話題:突発的文章・物語・詩


人が高く跳躍する為には必ず一度、膝を折り曲げて身を屈める必要があります。それと同じで人生で大きな飛躍を見せる時も、その前には必ず、低く屈み込むような忍耐の時期があるのです。

…と、テレビの人が言っていたので、事あるごとに低く屈み込んでいたら、膝に水が溜まってしまった。

冷水機の水が美味しいと評判の病院で診察を受けた結果、どうやら私は「貯水池の体質」である事が判った。

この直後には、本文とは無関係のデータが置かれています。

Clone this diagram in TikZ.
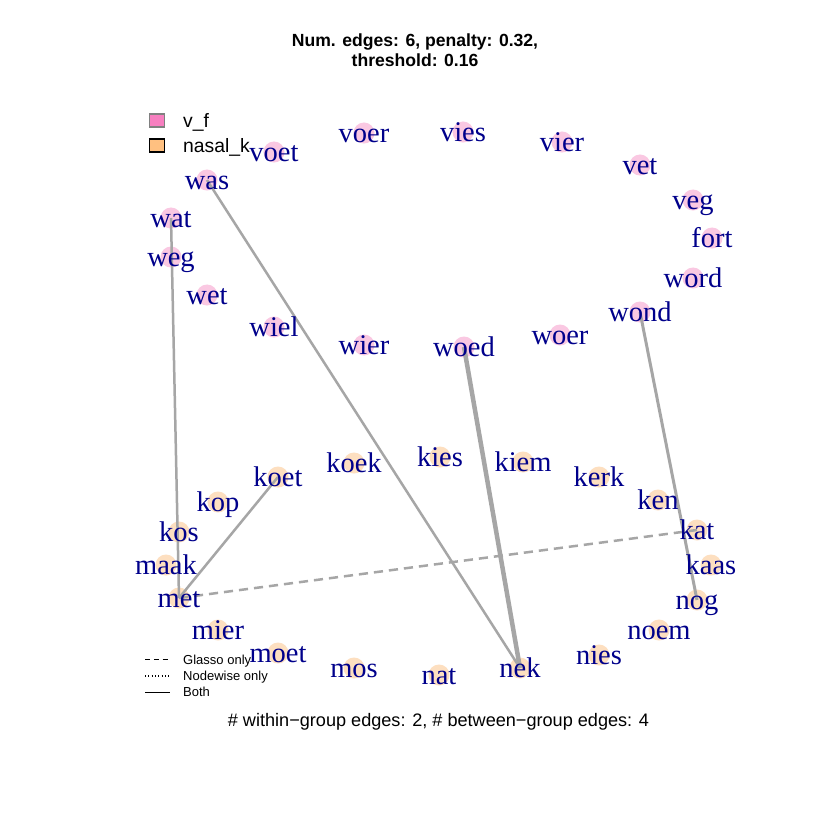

医者の話では、すぐに手を打たないと大変な事になる可能性があるらしい。

医者はそれをトイレが詰まった状態に例え、その流れで、詰まる可能性の低い昔ながらの“ぼっとんトイレット”が如何に優れ物であったかを懸命に説いていたが、正直それは私の心には響かなかった。

ともあれ、手術は必須のようだ。

私は訊ねた「いつやるか?」

すると「いつでもいいですよ」

普通に答える医者の言葉が、何故かとても新鮮に聴こえた。

翌日。

無事に手術を終えた私の膝には、左右に一つずつ水道の蛇口がついていた。

これで、いつでも膝に溜まった水を体外に排出する事が出来る。

膝に蛇口のある生活。

Life with the faucet on the knee.

それは思っていたよりずっと快適なものだった。

通勤電車の車内や路上で、膝の蛇口から出た水を美味しそうに飲む私。それを羨ましそうに眺める膝に蛇口を持たない人々。

しかし、決して独り占めはしない。喉が渇いている人には、膝の蛇口を捻って惜しみなく水を与えて上げる。中には、私の膝に手を合わせ拝んでから水を飲む信心深い人もいる。

歩くルルドの泉。

そう呼ばれる日も恐らくは近い…。